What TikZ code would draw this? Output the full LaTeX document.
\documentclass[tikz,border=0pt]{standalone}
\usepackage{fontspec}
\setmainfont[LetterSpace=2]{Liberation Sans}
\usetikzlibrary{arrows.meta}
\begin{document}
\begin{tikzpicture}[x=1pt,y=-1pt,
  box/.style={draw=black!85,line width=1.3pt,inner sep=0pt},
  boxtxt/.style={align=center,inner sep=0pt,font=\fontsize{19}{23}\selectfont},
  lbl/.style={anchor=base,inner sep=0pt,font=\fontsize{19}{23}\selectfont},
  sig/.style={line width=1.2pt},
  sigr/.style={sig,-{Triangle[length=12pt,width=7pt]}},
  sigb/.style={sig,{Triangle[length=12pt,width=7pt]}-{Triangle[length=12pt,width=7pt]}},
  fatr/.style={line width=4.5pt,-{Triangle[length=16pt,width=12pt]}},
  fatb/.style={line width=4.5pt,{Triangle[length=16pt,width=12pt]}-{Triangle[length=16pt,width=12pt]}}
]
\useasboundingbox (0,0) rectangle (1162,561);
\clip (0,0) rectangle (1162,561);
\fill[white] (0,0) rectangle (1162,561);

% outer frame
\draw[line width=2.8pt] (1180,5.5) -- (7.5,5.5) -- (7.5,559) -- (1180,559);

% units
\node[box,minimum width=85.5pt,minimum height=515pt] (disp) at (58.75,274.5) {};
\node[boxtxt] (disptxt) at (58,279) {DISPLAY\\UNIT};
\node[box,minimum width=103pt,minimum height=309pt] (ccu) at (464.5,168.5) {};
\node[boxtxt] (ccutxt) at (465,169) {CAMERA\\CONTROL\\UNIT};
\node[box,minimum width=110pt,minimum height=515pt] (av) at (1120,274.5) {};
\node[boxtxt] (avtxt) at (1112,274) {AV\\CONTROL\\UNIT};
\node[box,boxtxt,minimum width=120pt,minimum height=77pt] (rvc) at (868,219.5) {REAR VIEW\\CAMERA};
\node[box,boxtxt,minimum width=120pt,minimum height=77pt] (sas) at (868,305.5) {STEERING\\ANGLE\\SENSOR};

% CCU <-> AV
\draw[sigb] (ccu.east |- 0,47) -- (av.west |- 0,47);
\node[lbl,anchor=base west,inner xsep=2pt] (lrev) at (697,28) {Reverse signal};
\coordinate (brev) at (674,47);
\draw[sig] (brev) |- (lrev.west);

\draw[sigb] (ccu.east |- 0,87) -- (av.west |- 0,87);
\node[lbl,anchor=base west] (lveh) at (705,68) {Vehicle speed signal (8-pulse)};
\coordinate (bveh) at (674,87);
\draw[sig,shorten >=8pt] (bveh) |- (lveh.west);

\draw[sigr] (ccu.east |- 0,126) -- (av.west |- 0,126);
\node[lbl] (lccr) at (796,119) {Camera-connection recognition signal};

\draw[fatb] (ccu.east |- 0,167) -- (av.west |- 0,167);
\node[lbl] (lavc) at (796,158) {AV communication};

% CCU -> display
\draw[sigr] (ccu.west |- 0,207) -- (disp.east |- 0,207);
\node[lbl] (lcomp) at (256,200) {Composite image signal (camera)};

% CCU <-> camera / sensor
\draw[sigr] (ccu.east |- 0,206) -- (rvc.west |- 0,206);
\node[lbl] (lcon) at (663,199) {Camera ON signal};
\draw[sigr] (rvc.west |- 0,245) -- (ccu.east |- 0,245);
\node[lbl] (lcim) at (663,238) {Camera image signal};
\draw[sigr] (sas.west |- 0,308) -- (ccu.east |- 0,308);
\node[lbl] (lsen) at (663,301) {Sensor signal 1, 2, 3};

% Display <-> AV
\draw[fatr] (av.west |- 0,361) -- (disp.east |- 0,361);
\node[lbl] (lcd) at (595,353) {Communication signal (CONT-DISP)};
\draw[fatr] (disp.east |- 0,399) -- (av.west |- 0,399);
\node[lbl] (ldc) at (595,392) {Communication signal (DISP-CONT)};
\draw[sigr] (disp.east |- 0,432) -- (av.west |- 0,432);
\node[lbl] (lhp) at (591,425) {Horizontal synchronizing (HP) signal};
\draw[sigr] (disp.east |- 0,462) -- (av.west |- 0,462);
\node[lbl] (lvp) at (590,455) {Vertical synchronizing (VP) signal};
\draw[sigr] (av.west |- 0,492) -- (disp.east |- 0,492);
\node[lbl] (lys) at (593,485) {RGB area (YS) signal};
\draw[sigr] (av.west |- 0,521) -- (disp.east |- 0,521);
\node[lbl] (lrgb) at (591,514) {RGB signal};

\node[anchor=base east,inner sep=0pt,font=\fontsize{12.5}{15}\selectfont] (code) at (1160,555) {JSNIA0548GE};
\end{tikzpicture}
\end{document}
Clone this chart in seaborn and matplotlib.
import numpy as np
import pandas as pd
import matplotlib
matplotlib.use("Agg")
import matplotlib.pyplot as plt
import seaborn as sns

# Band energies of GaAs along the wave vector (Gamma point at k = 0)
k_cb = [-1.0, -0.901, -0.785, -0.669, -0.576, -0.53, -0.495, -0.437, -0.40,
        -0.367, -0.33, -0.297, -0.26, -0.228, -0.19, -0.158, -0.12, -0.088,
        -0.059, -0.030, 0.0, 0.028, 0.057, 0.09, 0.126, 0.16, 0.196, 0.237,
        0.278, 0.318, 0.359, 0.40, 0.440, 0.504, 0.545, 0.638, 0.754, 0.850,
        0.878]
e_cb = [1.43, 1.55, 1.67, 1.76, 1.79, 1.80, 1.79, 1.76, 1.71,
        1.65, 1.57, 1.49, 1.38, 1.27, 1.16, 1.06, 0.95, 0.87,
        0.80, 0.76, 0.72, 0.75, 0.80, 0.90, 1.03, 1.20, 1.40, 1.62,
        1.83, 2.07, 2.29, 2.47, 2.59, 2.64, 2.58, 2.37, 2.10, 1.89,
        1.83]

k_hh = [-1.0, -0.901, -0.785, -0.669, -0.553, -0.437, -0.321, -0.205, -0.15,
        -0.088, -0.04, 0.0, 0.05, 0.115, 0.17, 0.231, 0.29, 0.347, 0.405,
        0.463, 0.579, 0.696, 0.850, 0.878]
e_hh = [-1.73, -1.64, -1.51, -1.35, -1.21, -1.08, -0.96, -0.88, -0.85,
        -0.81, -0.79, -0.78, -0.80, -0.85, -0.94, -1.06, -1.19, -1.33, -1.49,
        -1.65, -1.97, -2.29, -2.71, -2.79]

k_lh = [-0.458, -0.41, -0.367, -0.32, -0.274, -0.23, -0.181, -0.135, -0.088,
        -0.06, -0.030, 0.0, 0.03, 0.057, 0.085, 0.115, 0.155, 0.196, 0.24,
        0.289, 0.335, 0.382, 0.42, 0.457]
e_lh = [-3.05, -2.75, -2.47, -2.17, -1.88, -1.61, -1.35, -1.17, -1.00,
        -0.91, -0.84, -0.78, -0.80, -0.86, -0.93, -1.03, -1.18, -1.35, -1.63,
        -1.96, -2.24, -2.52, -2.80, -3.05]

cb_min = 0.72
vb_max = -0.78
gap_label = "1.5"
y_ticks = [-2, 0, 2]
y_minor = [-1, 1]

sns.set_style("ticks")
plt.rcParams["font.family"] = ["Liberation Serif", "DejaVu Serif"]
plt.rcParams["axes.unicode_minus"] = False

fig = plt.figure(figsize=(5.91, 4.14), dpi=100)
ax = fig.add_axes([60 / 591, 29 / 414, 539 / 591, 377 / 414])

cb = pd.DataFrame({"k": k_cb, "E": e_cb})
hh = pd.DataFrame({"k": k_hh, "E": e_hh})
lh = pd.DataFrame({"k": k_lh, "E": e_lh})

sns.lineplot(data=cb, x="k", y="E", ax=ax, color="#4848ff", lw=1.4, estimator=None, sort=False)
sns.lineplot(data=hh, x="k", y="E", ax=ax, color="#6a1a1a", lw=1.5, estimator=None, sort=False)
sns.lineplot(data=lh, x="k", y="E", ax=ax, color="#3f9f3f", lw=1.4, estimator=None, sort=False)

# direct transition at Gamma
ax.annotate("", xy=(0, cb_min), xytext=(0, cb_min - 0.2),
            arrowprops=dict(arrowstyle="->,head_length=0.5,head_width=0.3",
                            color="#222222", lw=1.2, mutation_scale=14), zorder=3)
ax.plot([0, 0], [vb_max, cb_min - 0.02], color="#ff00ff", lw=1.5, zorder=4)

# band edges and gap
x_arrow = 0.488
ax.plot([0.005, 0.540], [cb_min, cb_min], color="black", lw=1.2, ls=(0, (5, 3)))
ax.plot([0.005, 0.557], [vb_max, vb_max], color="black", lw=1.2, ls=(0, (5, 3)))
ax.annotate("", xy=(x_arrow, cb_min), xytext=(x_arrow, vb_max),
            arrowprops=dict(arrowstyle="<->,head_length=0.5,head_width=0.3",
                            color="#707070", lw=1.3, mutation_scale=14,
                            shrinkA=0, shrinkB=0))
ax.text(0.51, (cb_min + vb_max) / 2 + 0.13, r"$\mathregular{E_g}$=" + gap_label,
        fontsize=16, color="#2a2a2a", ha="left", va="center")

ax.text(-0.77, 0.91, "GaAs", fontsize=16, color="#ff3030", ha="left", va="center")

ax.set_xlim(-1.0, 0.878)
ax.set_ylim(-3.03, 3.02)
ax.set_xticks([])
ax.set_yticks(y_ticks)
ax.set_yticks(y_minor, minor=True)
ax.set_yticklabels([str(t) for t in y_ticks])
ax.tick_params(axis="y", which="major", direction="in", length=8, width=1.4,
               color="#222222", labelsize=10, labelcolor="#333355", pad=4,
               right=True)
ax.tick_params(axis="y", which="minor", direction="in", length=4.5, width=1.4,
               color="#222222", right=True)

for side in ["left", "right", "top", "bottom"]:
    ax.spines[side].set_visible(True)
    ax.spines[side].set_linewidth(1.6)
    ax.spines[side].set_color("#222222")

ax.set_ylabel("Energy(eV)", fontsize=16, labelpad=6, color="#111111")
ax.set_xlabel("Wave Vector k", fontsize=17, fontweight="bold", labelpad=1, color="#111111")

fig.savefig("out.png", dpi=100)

- **Goal of the exercise**: Your answer should be exactly the lines of the data above, from the first through the line containing "(7.5,559) -- (1180,559);".

- **Task output**:
What TikZ code would draw this? Output the full LaTeX document.
\documentclass[tikz,border=0pt]{standalone}
\usepackage{fontspec}
\setmainfont[LetterSpace=2]{Liberation Sans}
\usetikzlibrary{arrows.meta}
\begin{document}
\begin{tikzpicture}[x=1pt,y=-1pt,
  box/.style={draw=black!85,line width=1.3pt,inner sep=0pt},
  boxtxt/.style={align=center,inner sep=0pt,font=\fontsize{19}{23}\selectfont},
  lbl/.style={anchor=base,inner sep=0pt,font=\fontsize{19}{23}\selectfont},
  sig/.style={line width=1.2pt},
  sigr/.style={sig,-{Triangle[length=12pt,width=7pt]}},
  sigb/.style={sig,{Triangle[length=12pt,width=7pt]}-{Triangle[length=12pt,width=7pt]}},
  fatr/.style={line width=4.5pt,-{Triangle[length=16pt,width=12pt]}},
  fatb/.style={line width=4.5pt,{Triangle[length=16pt,width=12pt]}-{Triangle[length=16pt,width=12pt]}}
]
\useasboundingbox (0,0) rectangle (1162,561);
\clip (0,0) rectangle (1162,561);
\fill[white] (0,0) rectangle (1162,561);

% outer frame
\draw[line width=2.8pt] (1180,5.5) -- (7.5,5.5) -- (7.5,559) -- (1180,559);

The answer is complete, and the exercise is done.